#### [AIM]
Omit every picture, and retype the lines that run from the beginning of the data below through the line containing "import matplotlib.pyplot as plt", inclusive.

#### [SUPPLIED MATERIAL]

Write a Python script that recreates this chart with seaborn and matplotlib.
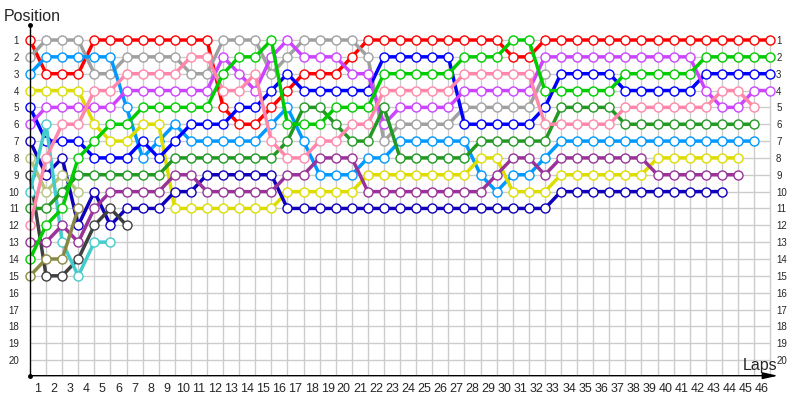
import pandas as pd
import seaborn as sns
import matplotlib.pyplot as plt

# positions per lap (index 0 = grid, then laps 1..46)
red = [1, 3, 3, 3, 1, 1, 1, 1, 1, 1, 1, 1, 5, 6, 6, 5, 4, 3, 3, 3, 2, 1, 1, 1,
       1, 1, 1, 1, 1, 1, 2, 2, 1, 1, 1, 1, 1, 1, 1, 1, 1, 1, 1, 1, 1, 1, 1]
gray = [2, 1, 1, 1, 3, 3, 2, 2, 2, 2, 3, 3, 1, 1, 1, 3, 2, 1, 1, 1, 1, 2, 7, 6,
        6, 6, 6, 5, 5, 5, 5, 5, 3]
light_blue = [3, 2, 2, 2, 2, 2, 5, 8, 7, 6, 7, 7, 7, 7, 7, 6, 5, 7, 9, 9, 9, 8, 8,
              7, 7, 7, 7, 7, 9, 10, 9, 9, 8, 7, 7, 7, 7, 7, 7, 7, 7, 7, 7, 7, 7, 7]
yellow = [4, 4, 4, 4, 6, 7, 7, 6, 6, 11, 11, 11, 11, 11, 11, 11, 10, 10, 10, 10,
          10, 9, 9, 9, 9, 9, 9, 9, 8, 8, 10, 10, 10, 9, 9, 9, 9, 9, 9, 8, 8, 8,
          8, 8, 8]
blue = [5, 7, 7, 7, 8, 8, 8, 7, 8, 7, 6, 6, 6, 5, 5, 4, 3, 4, 4, 4, 4, 4, 2, 2,
        2, 2, 2, 6, 6, 6, 6, 6, 5, 3, 3, 3, 3, 4, 4, 4, 4, 4, 3, 3, 3, 3, 3]
magenta = [6, 5, 5, 5, 5, 5, 4, 4, 4, 4, 4, 4, 2, 3, 4, 2, 1, 2, 2, 2, 3, 3, 6, 5,
           5, 5, 5, 4, 4, 4, 4, 4, 2, 2, 2, 2, 2, 2, 2, 2, 2, 2, 4, 5, 5, 4, 4]
navy = [7, 9, 8, 12, 10, 12, 11, 11, 11, 10, 10, 9, 9, 9, 9, 9, 11, 11, 11, 11,
        11, 11, 11, 11, 11, 11, 11, 11, 11, 11, 11, 11, 11, 10, 10, 10, 10, 10,
        10, 10, 10, 10, 10, 10]
light_olive = [8, 10, 9, 10]
dark_gray = [9, 15, 15, 14, 12, 11, 12]
cyan = [10, 6, 13, 15, 13, 13]
dark_green = [11, 11, 10, 9, 9, 9, 9, 9, 9, 8, 8, 8, 8, 8, 8, 8, 7, 5, 5, 6, 7,
              7, 5, 8, 8, 8, 8, 8, 7, 7, 7, 7, 7, 5, 5, 5, 5, 6, 6, 6, 6, 6, 6,
              6, 6, 6]
pink = [12, 8, 6, 6, 4, 4, 3, 3, 3, 3, 2, 2, 4, 4, 3, 7, 8, 8, 7, 7, 6, 6, 4, 4,
        4, 4, 4, 3, 3, 3, 3, 3, 6, 6, 6, 6, 6, 5, 5, 5, 5, 5, 5, 4, 4, 5]
purple = [13, 13, 12, 13, 11, 10, 10, 10, 10, 9, 9, 10, 10, 10, 10, 10, 9, 9, 8,
          8, 8, 10, 10, 10, 10, 10, 10, 10, 10, 9, 8, 8, 9, 8, 8, 8, 8, 8, 8, 9,
          9, 9, 9, 9, 9]
green = [14, 12, 11, 8, 7, 6, 6, 5, 5, 5, 5, 5, 3, 2, 2, 1, 6, 6, 6, 5, 5, 5, 3,
         3, 3, 3, 3, 2, 2, 2, 1, 1, 4, 4, 4, 4, 4, 3, 3, 3, 3, 3, 2, 2, 2, 2, 2]
olive = [15, 14, 14, 11]

names = ["red", "gray", "light_blue", "yellow", "blue", "magenta", "navy",
         "light_olive", "dark_gray", "cyan", "dark_green", "pink", "purple",
         "green", "olive"]
series = [red, gray, light_blue, yellow, blue, magenta, navy, light_olive,
          dark_gray, cyan, dark_green, pink, purple, green, olive]
colors = ["#ff0000", "#a0a0a0", "#0099ff", "#dddd00", "#0000ff", "#cc44ff",
          "#1100bb", "#b5c47a", "#404040", "#44cccc", "#229922", "#ff88aa",
          "#993399", "#00cc00", "#888844"]

rows = []
for name, pos in zip(names, series):
    for lap, p in enumerate(pos):
        rows.append((name, lap, p))
df = pd.DataFrame(rows, columns=["driver", "lap", "position"])

sns.set_style("white")
plt.rcParams["font.family"] = ["Liberation Sans", "DejaVu Sans"]

fig = plt.figure(figsize=(8, 4), dpi=100)
ax = fig.add_axes([0.0375, 0.06075, 0.93, 0.87675])

y_bottom, y_top = 20.93, 0.109
ax.vlines(range(1, 47), 0.7, y_bottom, color="#cccccc", lw=1, zorder=0)
ax.hlines(range(1, 21), 0, 46, color="#cccccc", lw=1, zorder=0)

sns.lineplot(data=df, x="lap", y="position", hue="driver", hue_order=names,
             palette=dict(zip(names, colors)), estimator=None, legend=False,
             marker="o", markersize=6.5, markerfacecolor="white",
             markeredgewidth=1, lw=2.5, ax=ax)
for line in ax.lines:
    line.set_markeredgecolor(line.get_color())
    line.set_clip_on(False)

ax.set_xlim(0, 46.24)
ax.set_ylim(y_bottom, y_top)
ax.set_xlabel("")
ax.set_ylabel("")

for s in ["top", "right", "bottom"]:
    ax.spines[s].set_visible(False)
ax.spines["left"].set_color("black")
ax.spines["left"].set_linewidth(1)
ax.plot([0, 0], [y_top, y_bottom], "ko", ms=2.5, clip_on=False)
ax.annotate("", xy=(1.0054, 0), xycoords="axes fraction", xytext=(0, 0),
            arrowprops=dict(arrowstyle="-|>,head_length=0.9,head_width=0.2",
                            color="black", lw=1, shrinkA=0, shrinkB=0))

ax.set_xticks([k - 0.5 for k in range(1, 47)])
ax.set_xticklabels([str(k) for k in range(1, 47)])
ax.tick_params(axis="x", length=0, labelsize=9, pad=5)
ax.set_yticks(range(1, 21))
ax.set_yticklabels([str(k) for k in range(1, 21)])
ax.tick_params(axis="y", length=0, labelsize=7, pad=8)

sec = ax.secondary_yaxis("right")
sec.set_yticks(range(1, 21))
sec.set_yticklabels([str(k) for k in range(1, 21)])
sec.tick_params(length=0, labelsize=7, pad=1.5)
sec.spines["right"].set_visible(False)

fig.text(4 / 800, 1 - 21 / 400, "Position", fontsize=11.5, va="baseline")
fig.text(743 / 800, 1 - 370 / 400, "Laps", fontsize=11.5, va="baseline")

fig.savefig("out.png", dpi=100)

#### [ANSWER FOR THE TASK]
Write a Python script that recreates this chart with seaborn and matplotlib.
import pandas as pd
import seaborn as sns
import matplotlib.pyplot as plt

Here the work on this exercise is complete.